**Direction**.
Both the line containing "Reproduce this chart with Chart.js." and the line containing "const xMin = 0, xMax = 70, xStep = 10;" are part of the range to copy, along with every line between them. Copy it exactly and leave out the pictures.
>> begin Data supplied
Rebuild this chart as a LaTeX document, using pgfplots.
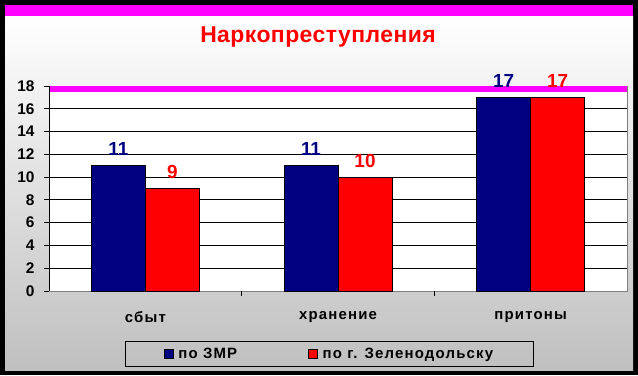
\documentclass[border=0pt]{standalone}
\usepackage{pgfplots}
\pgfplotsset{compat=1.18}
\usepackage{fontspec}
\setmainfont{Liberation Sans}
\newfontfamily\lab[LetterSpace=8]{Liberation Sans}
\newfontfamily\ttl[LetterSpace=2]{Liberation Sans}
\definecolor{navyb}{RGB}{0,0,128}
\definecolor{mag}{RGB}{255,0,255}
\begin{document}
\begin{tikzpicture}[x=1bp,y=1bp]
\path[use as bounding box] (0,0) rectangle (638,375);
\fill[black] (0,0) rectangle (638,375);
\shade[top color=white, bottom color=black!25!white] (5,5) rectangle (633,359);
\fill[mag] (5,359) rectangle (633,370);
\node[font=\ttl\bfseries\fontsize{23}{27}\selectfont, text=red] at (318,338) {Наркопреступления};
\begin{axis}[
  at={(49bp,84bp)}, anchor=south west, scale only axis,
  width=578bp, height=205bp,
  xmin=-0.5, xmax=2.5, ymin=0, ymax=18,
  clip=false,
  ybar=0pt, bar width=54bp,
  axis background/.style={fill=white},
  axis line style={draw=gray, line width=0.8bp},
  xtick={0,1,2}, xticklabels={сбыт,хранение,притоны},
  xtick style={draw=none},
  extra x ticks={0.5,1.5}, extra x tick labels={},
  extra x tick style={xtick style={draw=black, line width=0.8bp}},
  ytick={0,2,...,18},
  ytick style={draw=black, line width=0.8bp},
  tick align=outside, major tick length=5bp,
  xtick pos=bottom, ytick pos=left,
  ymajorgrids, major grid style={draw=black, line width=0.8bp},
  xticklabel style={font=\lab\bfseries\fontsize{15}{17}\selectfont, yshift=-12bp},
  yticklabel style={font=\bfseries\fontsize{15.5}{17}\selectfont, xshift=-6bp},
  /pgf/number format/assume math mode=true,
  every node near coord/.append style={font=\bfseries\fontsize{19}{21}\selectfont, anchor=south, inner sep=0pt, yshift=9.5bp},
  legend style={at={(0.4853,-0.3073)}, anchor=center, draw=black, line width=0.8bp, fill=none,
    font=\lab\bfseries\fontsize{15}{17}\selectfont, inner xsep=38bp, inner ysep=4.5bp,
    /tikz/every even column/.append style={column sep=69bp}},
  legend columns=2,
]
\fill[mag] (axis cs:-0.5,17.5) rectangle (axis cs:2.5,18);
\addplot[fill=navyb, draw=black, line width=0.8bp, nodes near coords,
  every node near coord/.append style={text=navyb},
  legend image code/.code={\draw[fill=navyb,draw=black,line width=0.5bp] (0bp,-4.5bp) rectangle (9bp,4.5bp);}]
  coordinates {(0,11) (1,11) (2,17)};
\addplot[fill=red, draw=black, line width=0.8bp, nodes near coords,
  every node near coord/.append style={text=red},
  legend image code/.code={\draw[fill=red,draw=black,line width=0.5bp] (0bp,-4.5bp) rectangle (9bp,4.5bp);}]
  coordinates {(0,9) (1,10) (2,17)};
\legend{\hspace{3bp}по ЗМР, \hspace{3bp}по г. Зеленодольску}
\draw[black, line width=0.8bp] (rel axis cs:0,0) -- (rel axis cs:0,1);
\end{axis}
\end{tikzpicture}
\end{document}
>> end Data supplied
>> begin Data supplied
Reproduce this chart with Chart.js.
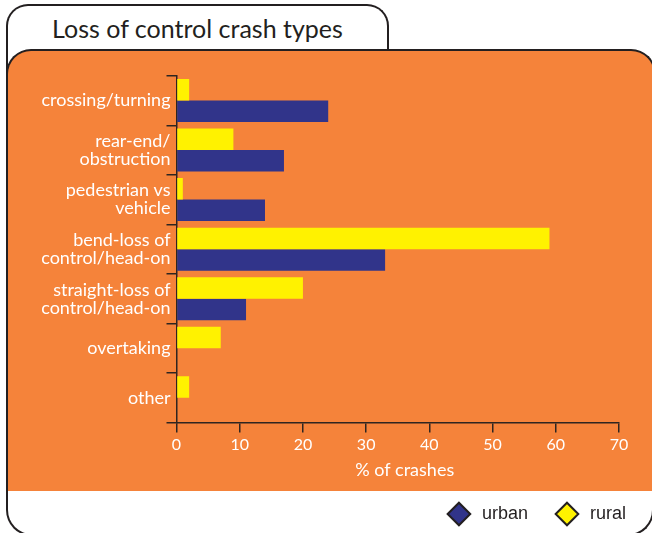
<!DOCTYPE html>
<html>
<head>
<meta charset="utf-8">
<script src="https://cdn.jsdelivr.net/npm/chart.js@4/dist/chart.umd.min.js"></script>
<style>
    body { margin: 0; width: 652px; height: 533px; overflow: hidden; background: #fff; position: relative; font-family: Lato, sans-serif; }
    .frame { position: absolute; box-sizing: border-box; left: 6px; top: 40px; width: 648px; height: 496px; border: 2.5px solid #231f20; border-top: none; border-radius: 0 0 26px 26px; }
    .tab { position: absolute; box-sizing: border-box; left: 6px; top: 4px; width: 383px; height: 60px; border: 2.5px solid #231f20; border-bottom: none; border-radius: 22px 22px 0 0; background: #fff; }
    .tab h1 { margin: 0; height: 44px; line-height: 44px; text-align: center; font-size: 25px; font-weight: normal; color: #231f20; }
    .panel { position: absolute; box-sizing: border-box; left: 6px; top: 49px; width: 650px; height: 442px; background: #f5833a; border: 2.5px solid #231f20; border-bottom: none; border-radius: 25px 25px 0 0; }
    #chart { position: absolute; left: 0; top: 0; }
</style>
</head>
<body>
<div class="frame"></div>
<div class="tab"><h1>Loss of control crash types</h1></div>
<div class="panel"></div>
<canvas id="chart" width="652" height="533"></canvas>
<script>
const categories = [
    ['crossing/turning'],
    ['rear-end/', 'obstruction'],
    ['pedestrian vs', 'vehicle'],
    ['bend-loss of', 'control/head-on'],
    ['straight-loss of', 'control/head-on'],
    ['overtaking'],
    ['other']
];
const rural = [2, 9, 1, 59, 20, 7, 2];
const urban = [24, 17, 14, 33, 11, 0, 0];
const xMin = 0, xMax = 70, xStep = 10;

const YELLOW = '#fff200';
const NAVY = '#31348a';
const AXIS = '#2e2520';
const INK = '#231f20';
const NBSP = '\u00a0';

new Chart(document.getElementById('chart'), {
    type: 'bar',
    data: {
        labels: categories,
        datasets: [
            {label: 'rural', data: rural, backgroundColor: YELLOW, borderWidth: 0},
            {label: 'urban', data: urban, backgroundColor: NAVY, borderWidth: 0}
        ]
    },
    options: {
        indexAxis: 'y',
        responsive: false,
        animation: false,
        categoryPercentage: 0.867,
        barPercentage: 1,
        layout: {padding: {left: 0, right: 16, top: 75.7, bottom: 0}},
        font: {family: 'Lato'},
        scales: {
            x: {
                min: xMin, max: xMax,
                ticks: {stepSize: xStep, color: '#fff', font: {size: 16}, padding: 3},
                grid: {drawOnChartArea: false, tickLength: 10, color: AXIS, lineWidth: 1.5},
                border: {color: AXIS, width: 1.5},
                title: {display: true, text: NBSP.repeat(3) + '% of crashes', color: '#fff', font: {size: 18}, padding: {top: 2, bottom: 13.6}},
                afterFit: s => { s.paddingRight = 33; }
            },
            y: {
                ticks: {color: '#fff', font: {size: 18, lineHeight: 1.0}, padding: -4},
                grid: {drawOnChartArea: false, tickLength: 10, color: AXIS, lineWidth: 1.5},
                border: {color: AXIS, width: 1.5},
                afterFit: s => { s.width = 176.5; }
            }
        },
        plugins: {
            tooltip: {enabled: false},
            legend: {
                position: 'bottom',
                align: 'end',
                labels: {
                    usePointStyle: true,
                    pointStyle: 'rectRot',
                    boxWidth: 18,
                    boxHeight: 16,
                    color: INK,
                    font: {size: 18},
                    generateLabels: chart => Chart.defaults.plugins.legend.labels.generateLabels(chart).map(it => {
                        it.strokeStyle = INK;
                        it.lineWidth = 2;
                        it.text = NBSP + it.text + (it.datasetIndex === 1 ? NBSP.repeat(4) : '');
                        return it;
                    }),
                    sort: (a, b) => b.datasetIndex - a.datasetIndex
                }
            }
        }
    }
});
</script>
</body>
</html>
>> end Data supplied
**Written response**.
Reproduce this chart with Chart.js.
<!DOCTYPE html>
<html>
<head>
<meta charset="utf-8">
<script src="https://cdn.jsdelivr.net/npm/chart.js@4/dist/chart.umd.min.js"></script>
<style>
    body { margin: 0; width: 652px; height: 533px; overflow: hidden; background: #fff; position: relative; font-family: Lato, sans-serif; }
    .frame { position: absolute; box-sizing: border-box; left: 6px; top: 40px; width: 648px; height: 496px; border: 2.5px solid #231f20; border-top: none; border-radius: 0 0 26px 26px; }
    .tab { position: absolute; box-sizing: border-box; left: 6px; top: 4px; width: 383px; height: 60px; border: 2.5px solid #231f20; border-bottom: none; border-radius: 22px 22px 0 0; background: #fff; }
    .tab h1 { margin: 0; height: 44px; line-height: 44px; text-align: center; font-size: 25px; font-weight: normal; color: #231f20; }
    .panel { position: absolute; box-sizing: border-box; left: 6px; top: 49px; width: 650px; height: 442px; background: #f5833a; border: 2.5px solid #231f20; border-bottom: none; border-radius: 25px 25px 0 0; }
    #chart { position: absolute; left: 0; top: 0; }
</style>
</head>
<body>
<div class="frame"></div>
<div class="tab"><h1>Loss of control crash types</h1></div>
<div class="panel"></div>
<canvas id="chart" width="652" height="533"></canvas>
<script>
const categories = [
    ['crossing/turning'],
    ['rear-end/', 'obstruction'],
    ['pedestrian vs', 'vehicle'],
    ['bend-loss of', 'control/head-on'],
    ['straight-loss of', 'control/head-on'],
    ['overtaking'],
    ['other']
];
const rural = [2, 9, 1, 59, 20, 7, 2];
const urban = [24, 17, 14, 33, 11, 0, 0];
const xMin = 0, xMax = 70, xStep = 10;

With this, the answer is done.